WARSAW - Poland hopes to reduce its heavy reliance on coal, which produces harmful greenhouse gases, by building a few nuclear power plants by 2030, Deputy Prime Minister and Economy Minister Waldemar Pawlak said on Thursday.
Pawlak's ministry is currently working on a new energy strategy designed to meet the Polish economy's booming demand for electricity and to modernize its communist-era power plants.
"We are in consultations on a new energy policy for Poland up to the year 2030 and nuclear energy features strongly in it. We aim to build a few such plants over the next 10 to 20 years," Pawlak told Reuters in an interview.
Polish Prime Minister Donald Tusk has previously expressed support for developing nuclear energy in Poland.
He did not say when the new strategy would be published. Prime Minister Donald Tusk has previously expressed support for developing nuclear energy in Poland.
Poland produces its energy almost entirely from coal and lignite, has no nuclear power plants at present and has yet to develop renewable energy sources such as wind farms favoured by the European Union, which Warsaw joined in 2004.
"On (nuclear) technology, we are in talks with France as well as with global partners such as the United States, Canada, South Korea and Japan," Pawlak said.
Poland's existing power plants need urgent modernization but analysts say that will not be enough to meet expanding energy demand. Nuclear power is virtually free of the CO2 emissions which contribute to global warming.
Pawlak said Poland was also cooperating with its neighbours on building atomic plants outside the country.
"We are in talks on cooperating to build Ignalina 2 in Lithuania and also about a nuclear plant in Ukraine. There has also been an offer made recently for developing an atomic plant in Kaliningrad and Polish companies are examining it," he said.
Kaliningrad is a small Russian enclave on the Baltic Sea.
Poland and the Baltic states have been discussing the Ignalina 2 project for a few years but officials say construction will not start before 2015.
Pawlak also said his ministry was working on a proposal designed to reduce the costs for power plants of a European Commission plan to slash CO2 emissions.
Poland opposes the Commission's plan to force utilities to pay in full for CO2 emission permits from 2013, saying this would badly damage economic growth. Warsaw wants a more gradual shift to making firms pay for all their emissions.
"We have worked out an alternative mechanism (to the Commission's) for the power sector which would allow a reduction in emissions but would not cause huge spending on permits by power plants," Pawlak said.

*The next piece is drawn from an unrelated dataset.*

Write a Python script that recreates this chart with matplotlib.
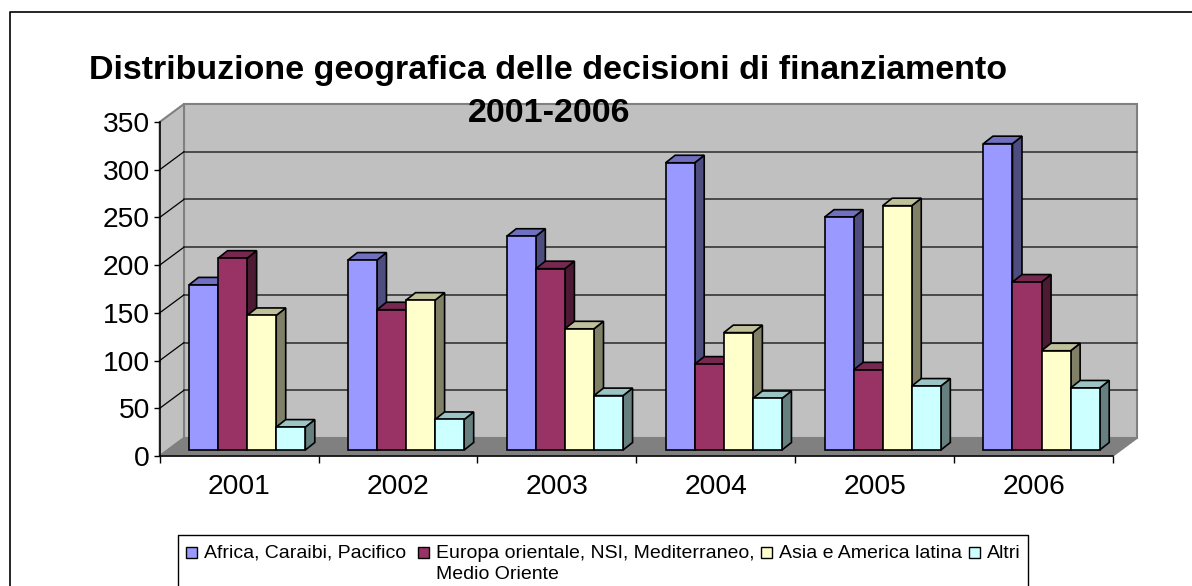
import matplotlib
matplotlib.use('Agg')
import matplotlib.pyplot as plt
from matplotlib.patches import Polygon, Rectangle
from matplotlib.lines import Line2D

years = ['2001', '2002', '2003', '2004', '2005', '2006']
series_names = ['Africa, Caraibi, Pacifico',
                'Europa orientale, NSI, Mediterraneo,\nMedio Oriente',
                'Asia e America latina', 'Altri']
africa = [173, 199, 224, 301, 244, 321]
europa = [201, 147, 190, 90, 84, 176]
asia = [141, 157, 127, 123, 256, 104]
altri = [24, 32, 57, 54, 67, 65]
title = 'Distribuzione geografica delle decisioni di finanziamento\n2001-2006'
yticks = [0, 50, 100, 150, 200, 250, 300, 350]

front = ['#9999ff', '#993366', '#ffffcc', '#ccffff']
top = ['#7070c0', '#772850', '#c0c09a', '#9cc4c4']
side = ['#4d4d80', '#4d1a33', '#808066', '#668080']

W, H = 1192, 586
plt.rcParams['font.family'] = ['Liberation Sans', 'DejaVu Sans']

fig = plt.figure(figsize=(W / 100, H / 100), dpi=100)
# front plane of the 3d box, in pixels
left, right, y0, y350 = 159.7, 1113, 456, 122
ax = fig.add_axes([left / W, 1 - y0 / H, (right - left) / W, (y0 - y350) / H])
ax.set_xlim(0, len(years))
ax.set_ylim(0, 350)
ax.patch.set_visible(False)

# pixel lengths turned into data lengths
ux = (right - left) / len(years)
uy = (y0 - y350) / 350
dx, dy = 24.3 / ux, 18 / uy       # wall depth
bx, by = 9.5 / ux, 7.5 / uy       # bar depth
ox, oy = 8 / ux, 6 / uy           # bar offset from front
n = len(years)


def poly(pts, fc, ec='none', lw=1.0, z=1):
    ax.add_patch(Polygon(pts, closed=True, fc=fc, ec=ec, lw=lw, zorder=z,
                         clip_on=False, joinstyle='miter'))


def page_line(xs, ys, lw=1.0):
    # line given in image pixels, y measured from the top
    fig.add_artist(Line2D([x / W for x in xs], [1 - y / H for y in ys],
                          color='black', lw=lw, solid_capstyle='projecting'))


# walls and floor
poly([(dx, dy), (n + dx, dy), (n + dx, 350 + dy), (dx, 350 + dy)], '#c0c0c0', '#808080', 1.5)
poly([(0, 0), (dx, dy), (dx, 350 + dy), (0, 350)], '#c0c0c0', '#808080', 1.5)
poly([(0, 0), (n, 0), (n + dx, dy), (dx, dy)], '#808080', '#808080', 1.0)
for v in yticks[1:-1]:
    ax.plot([dx, n + dx], [v + dy, v + dy], color='#404040', lw=1.3, zorder=2, clip_on=False)
    ax.plot([0, dx], [v, v + dy], color='black', lw=0.9, zorder=2, clip_on=False)

# bars, left to right so that each front covers the previous side
bar_w = 0.183
start = 0.134
for i in range(n):
    for k, vals in enumerate([africa, europa, asia, altri]):
        x0 = i + start + k * bar_w + ox
        x1 = x0 + bar_w
        b = oy
        t = vals[i] + oy
        z = 3 + i + k * 0.1
        poly([(x1, b), (x1 + bx, b + by), (x1 + bx, t + by), (x1, t)], side[k], 'black', 1.2, z)
        poly([(x0, t), (x1, t), (x1 + bx, t + by), (x0 + bx, t + by)], top[k], 'black', 1.2, z)
        poly([(x0, b), (x1, b), (x1, t), (x0, t)], front[k], 'black', 1.2, z)

ax.spines['top'].set_visible(False)
ax.spines['right'].set_visible(False)
ax.spines['left'].set_linewidth(1.1)
ax.spines['bottom'].set_linewidth(1.1)
ax.spines['left'].set_zorder(20)
ax.spines['bottom'].set_zorder(20)
ax.set_yticks(yticks)
ax.set_xticks(range(n + 1))
ax.set_xticklabels([])
ax.set_xticks([i + 0.5 for i in range(n)], labels=years, minor=True)
ax.tick_params(axis='x', which='major', length=5, width=1, direction='out')
ax.tick_params(axis='x', which='minor', length=0, labelsize=20.3, pad=13)
ax.tick_params(axis='y', length=4, width=1, labelsize=20.3, pad=3)

line1, line2 = title.split('\n')
fig.text(548 / W, 1 - 71 / H, line1, ha='center', va='center',
         fontsize=24.5, fontweight='bold')
fig.text(549 / W, 1 - 114 / H, line2, ha='center', va='center',
         fontsize=24.5, fontweight='bold', zorder=30)

# page frame and legend box both run off the bottom of the image
page_line([10, 10, W + 2], [H + 2, 12, 12], lw=1.2)
page_line([178, 178, 1028, 1028], [H + 2, 535, 535, H + 2])
legend_x = [185.5, 418, 761, 969]
for px, name, c in zip(legend_x, series_names, front):
    fig.add_artist(Rectangle((px / W, 1 - 557.5 / H), 11 / W, 11 / H, transform=fig.transFigure,
                             fc=c, ec='black', lw=1.0))
    fig.text((px + 18) / W, 1 - 544.5 / H, name, ha='left', va='top', fontsize=14.0,
             linespacing=1.38)

fig.savefig('out.png', dpi=100)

Under this mechanism, known as "benchmarking auctioning," the 27-nation bloc would set a free emission quota for producing a certain amount of energy that would equal the pollution by the most clean and technologically advanced producer.
Other utilities would only have to buy permits to cover the difference between this set amount and their real emissions.
"So if a plant with the best technology uses 100 CO2 units to produce a certain unit of energy, it gets them for free. And if another company uses 115 CO2 units to produce the same amount of energy it has to buy 15," Pawlak said.